With Similar Sounds, Splice is pushing the fields of search and discovery for sound. The conventional approach to categorizing sounds relies on describing the attributes of a sound with tags and metadata — for example, instrument, BPM, genre, and key. But this language-based way of categorization inherently has its limitations and biases. Similar Sounds is built upon on the purest understanding of a sound — the sound itself — and is a groundbreaking application of audio science and machine learning designed to improve a musician’s ability to find the sound they hear in their head.
Similar Sounds uses a combination of unsupervised and supervised machine learning to capture even the slightest, most subtle attributes of sound for which there are no precise words or descriptions. The result is an AI engine that knows how to dynamically capture the most important attributes of each specific sound — from pitch to melody to harmonic profile to temporal structure and even semantics for vocal chops and loops. With this information, the technology can measure how close two given sounds are to each other.
Similar Search doesn’t replace tag-based search — it augments and enhances it. Musicians will now have the ability to navigate the millions of sounds in the Splice Sounds catalog by combining metadata-based search and sonic similarity search, making the process of finding the right sound on Splice both the easiest and most advanced in the market.

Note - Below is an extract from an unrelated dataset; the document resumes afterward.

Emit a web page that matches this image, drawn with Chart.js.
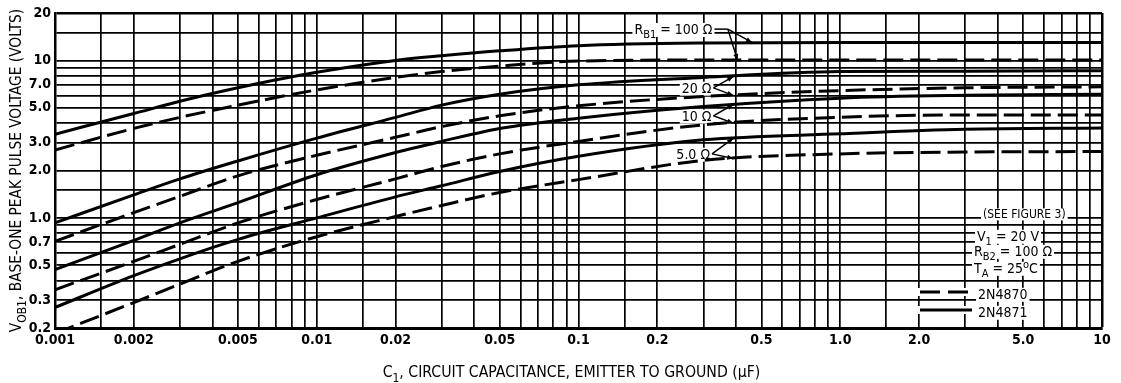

We think of Splice as an instrument that musicians play. As a musician, you hear a sound in your head or a vibe you’d like to achieve, and you come to Splice to execute on that inspiration. Or perhaps you just sit down with Splice, as you would sit at a piano, to noodle around to find inspiration. If Sounds is an instrument, Similar Sounds is a fine-tune knob that lets you tap into advanced audio science to find a collection of sounds that are similar to a reference that speaks to you.